Comme Salmann RUSHDIE, ou bien encore Hanif KUREISHI, ces «perles littéraires» importées par le Royaume-Uni de son ancien empire colonial, l’écriture de Kazuo ISHIGURO, avec sa signature thématique et formelle désormais bien établie, est parfaitement reconnaissable de ses lecteurs. Comme toujours, il nous livre ici un texte enchanteur, d’un style et d’une beauté remarquable, car comme les deux autres auteurs cités plus haut, il est un grand raconteur d’histoires, qui a l’art et la manière de retenir l’attention de ses lecteurs grâce à des intrigues soigneusement bâties.

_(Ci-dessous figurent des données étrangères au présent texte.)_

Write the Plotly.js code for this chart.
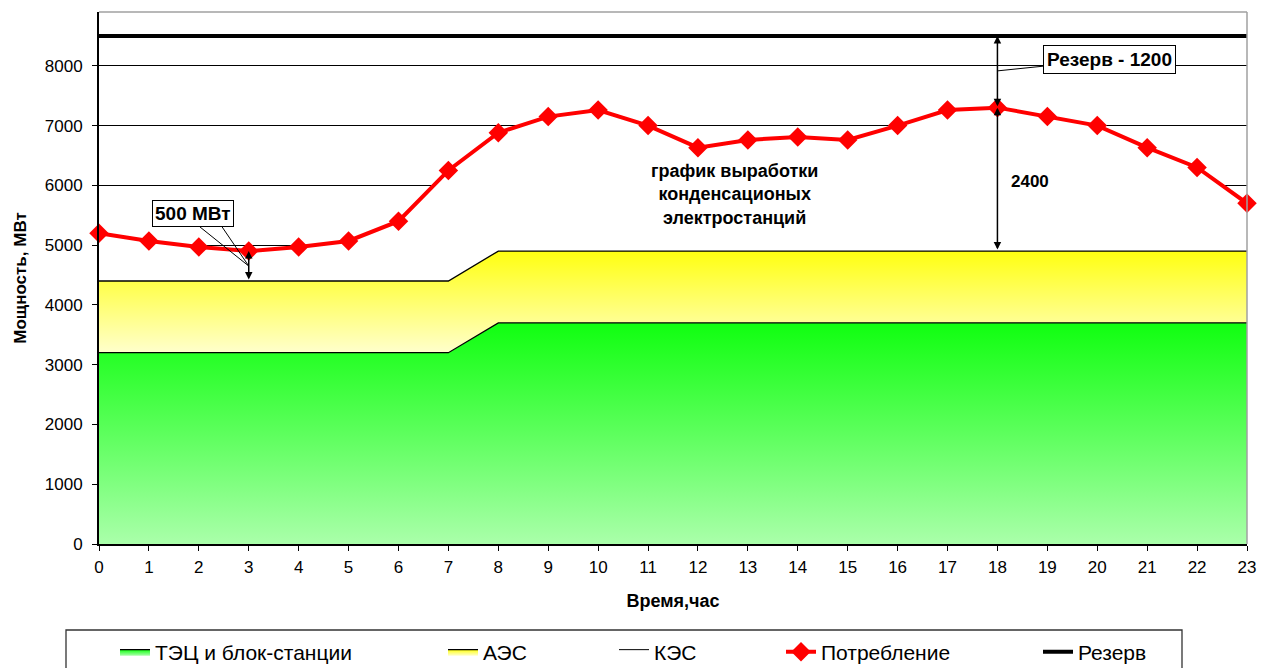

Kazuo ISHIGURO a publié peu de nouvelles, c’est ainsi que «Un village à la nuit tombée» a été écrit en 1991 donc deux ans après «Les vestiges du jour» et quatre avant «L’inconsolé». Cette nouvelle peut ainsi être lue comme un creuset, une matrice, permettant à l’auteur de reprendre et développer certains thèmes et procédés narratifs avant de les utiliser dans ses ouvrages… Une bonne raison donc de lire cette nouvelle!..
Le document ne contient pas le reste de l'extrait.